Both coach Mike McCarthy and Herman have said that if Collins were their son, they would not allow him to play again.

“That’s probably one of the worst parts of your job (as a coach), walking out on the field, looking over a player – especially when it didn’t look very serious, and then you get out there …” McCarthy said at the NFL Meetings last month, his voice trailing off. “I don’t want to be put in that position again. And this is not about me. I’m just talking about, if that was my son, If Nick was my son, I would not let him play.”

McCarthy then added that the decision the doctors make will be in Collins’ best interest and the Packers will not put him at risk.

“Dr. Pat McKenzie and our medical staff, they’re conservative by nature. I think if you ask anybody who’s gone through our program and worked in other places, they’d say, ‘Hey, they do a good job taking care of their players. They’re conservative,’” McCarthy said. “”We’re not going to put him in harm’s way. If he’s on the field, he’ll be cleared, he’ll be 100 percent and everybody will be comfortable with it.”

If Collins does want to keep playing, he wouldn’t be the first Packers player to suffer a neck injury and try to continue his career elsewhere. Wide receiver and kick returner Terrence Murphy, a 2005 second-round draft pick who suffered a bruised spinal cord on a helmet-to-helmet hit during a kickoff return at Carolina on Oct. 3, 2005, was released by the team on April 21, 2006, even though Murphy wanted to resume his playing career following the injury.

In releasing Murphy, general manager Ted Thompson said in a statement: "After several tests and consultations, we have concluded that Terrence will not be cleared to play for the Green Bay Packers. Terrence is an outstanding person and player who is very well thought of by everyone within the Packers family. We wish him nothing but the best in whatever direction his life takes him."
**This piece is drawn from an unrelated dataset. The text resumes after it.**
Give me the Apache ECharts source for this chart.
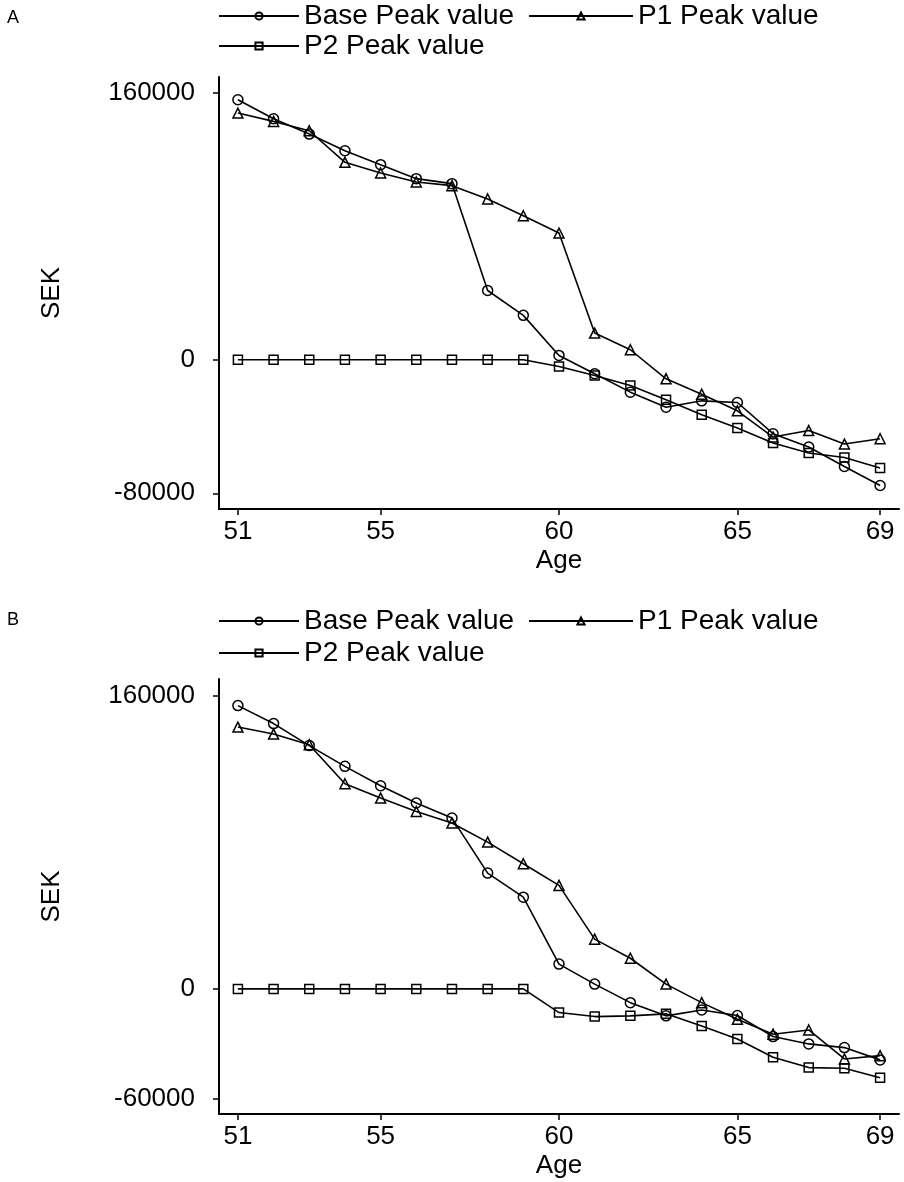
<!DOCTYPE html>
<html lang="en">
<head>
	<meta charset="UTF-8">
	<title>Peak value by age</title>
	<script type="text/javascript" src="https://cdn.jsdelivr.net/npm/echarts@6.0.0/dist/echarts.min.js"></script>
	<style>
		html, body { margin: 0; padding: 0; background: #fff; }
		#main { width: 904px; height: 1182px; }
	</style>
</head>
<body>
	<div id="main"></div>
	<script type="text/javascript">
		// ages on the x axis
		var ages = [51,52,53,54,55,56,57,58,59,60,61,62,63,64,65,66,67,68,69];
		var xTicks = [51, 55, 60, 65, 69];

		// panel A
		var baseA = [155800,144400,135200,125200,116900,108500,105500,41500,26600,2600,-8400,-19400,-28400,-24600,-25600,-44300,-52300,-63900,-75300];
		var p1A   = [147800,142800,137200,118300,111900,106500,104300,96300,86300,75900,16000,6000,-11400,-20600,-30600,-46300,-42400,-50500,-47300];
		var p2A   = [0,0,0,0,0,0,0,0,0,-4000,-9400,-15400,-24000,-33000,-40900,-49900,-55900,-58500,-64900];
		var yTicksA = [-80000, 0, 160000];

		// panel B
		var baseB = [154400,144600,132600,121300,110700,101300,93100,63100,50000,13500,2600,-7500,-14700,-11500,-14500,-26000,-30000,-32000,-38700];
		var p1B   = [142700,138900,133100,111800,104000,96700,90400,80000,68200,56400,27100,16700,2600,-7500,-16600,-24700,-22400,-38200,-36400];
		var p2B   = [0,0,0,0,0,0,0,0,0,-12900,-15100,-14700,-13600,-20200,-27300,-37300,-42900,-43300,-48400];
		var yTicksB = [-60000, 0, 160000];

		var names = ['Base Peak value', 'P1 Peak value', 'P2 Peak value'];
		var symbols = ['circle', 'triangle', 'rect'];
		var symSizes = [10, 10, 9];
		var FONT = 'Liberation Sans, Arial, sans-serif';

		function pairs(vals) {
			var out = [];
			for (var i = 0; i < ages.length; i++) out.push([ages[i], vals[i]]);
			return out;
		}

		function xAxisFor(idx) {
			return {
				type: 'value', gridIndex: idx, min: 50.47, max: 69.53,
				name: 'Age', nameLocation: 'middle', nameGap: 39,
				nameTextStyle: { color: '#000', fontSize: 26, fontFamily: FONT },
				axisLine: { show: true, onZero: false, lineStyle: { color: '#000', width: 2 } },
				axisTick: { show: true, length: 6, customValues: xTicks, lineStyle: { color: '#000', width: 1.5 } },
				axisLabel: { customValues: xTicks, margin: 10, color: '#000', fontSize: 26, fontFamily: FONT },
				splitLine: { show: false }
			};
		}

		function yAxisFor(idx, min, max, ticks) {
			return {
				type: 'value', gridIndex: idx, min: min, max: max,
				name: 'SEK', nameLocation: 'middle', nameGap: 154, nameRotate: 90,
				nameTextStyle: { color: '#000', fontSize: 26, fontFamily: FONT },
				axisLine: { show: true, onZero: false, lineStyle: { color: '#000', width: 2 } },
				axisTick: { show: true, length: 6, customValues: ticks, lineStyle: { color: '#000', width: 1.5 } },
				axisLabel: {
					customValues: ticks, margin: 24, color: '#000', fontSize: 26, fontFamily: FONT,
					formatter: function (v) { return String(v); }
				},
				splitLine: { show: false }
			};
		}

		function seriesFor(idx, sets) {
			var out = [];
			for (var k = 0; k < 3; k++) {
				out.push({
					name: names[k], type: 'line', xAxisIndex: idx, yAxisIndex: idx,
					data: pairs(sets[k]), symbol: symbols[k], symbolSize: symSizes[k],
					showAllSymbol: true, animation: false,
					lineStyle: { color: '#000', width: 1.6 },
					itemStyle: { color: 'rgba(0,0,0,0)', borderColor: '#000', borderWidth: 1.5 }
				});
			}
			return out;
		}

		function legendItem(name, left, top, w) {
			return {
				data: [name], left: left, top: top, padding: 0,
				itemWidth: w, itemHeight: 9, itemGap: 0,
				selectedMode: false,
				textStyle: { color: '#000', fontSize: 28, fontFamily: FONT }
			};
		}

		var myChart = echarts.init(document.getElementById('main'));
		var option = {
			backgroundColor: '#fff',
			animation: false,
			title: [
				{ text: 'A', left: 7, top: 9, padding: 0, textStyle: { fontSize: 18, fontWeight: 'normal', color: '#000', fontFamily: FONT } },
				{ text: 'B', left: 7, top: 611, padding: 0, textStyle: { fontSize: 18, fontWeight: 'normal', color: '#000', fontFamily: FONT } }
			],
			legend: [
				legendItem(names[0], 218, 2, 80),
				legendItem(names[1], 528, 2, 104),
				legendItem(names[2], 218, 32, 80),
				legendItem(names[0], 218, 607, 80),
				legendItem(names[1], 528, 607, 104),
				legendItem(names[2], 218, 639, 80)
			],
			grid: [
				{ left: 219, right: 5, top: 77, bottom: 673 },
				{ left: 219, right: 5, top: 679, bottom: 68 }
			],
			xAxis: [xAxisFor(0), xAxisFor(1)],
			yAxis: [
				yAxisFor(0, -89400, 169400, yTicksA),
				yAxisFor(1, -68200, 168900, yTicksB)
			],
			series: seriesFor(0, [baseA, p1A, p2A]).concat(seriesFor(1, [baseB, p1B, p2B]))
		};
		myChart.setOption(option);
	</script>
</body>
</html>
In a telephone interview after the announcement, Thompson acknowledged Murphy did not agree with the Packers' decision, which was based on examinations by several medical experts.

"I'm not going to get into too much detail about what we discussed with Terrence because of privacy issues, but I think it's fair to say that he'd like to continue to play," Thompson said. "Suffice it to say, we came to the determination that we would not be able to clear him to play."

In the end, Murphy was unable to resume his NFL career. Instead, he started working on his master's degree in finance, opened a real estate development company, launched a Christian ministry and spent the 2007 offseason with the Packers as a coaching intern. Collins, too, has expressed an interest in coaching if he cannot resume his playing career.

"I had more life to live after that," Murphy once said of the injury. "I was good at A&M. I broke every record on the board at receiver. And then I came here. I knew all four positions at wide receiver the second week of training camp. I know I would have been pretty good. Without a doubt. But it came down to, I want to be able to play with my kids when I'm 35 - not be in a wheelchair."

Collins, a married father of four, will now face that same decision.

"When your kids grow up and they get into sports, you want to be there for them, cheering them on,” Collins said after the season. “And I'd rather do that rather than being in a wheelchair. I don't want to be like that. I want to be there for my kids, my family."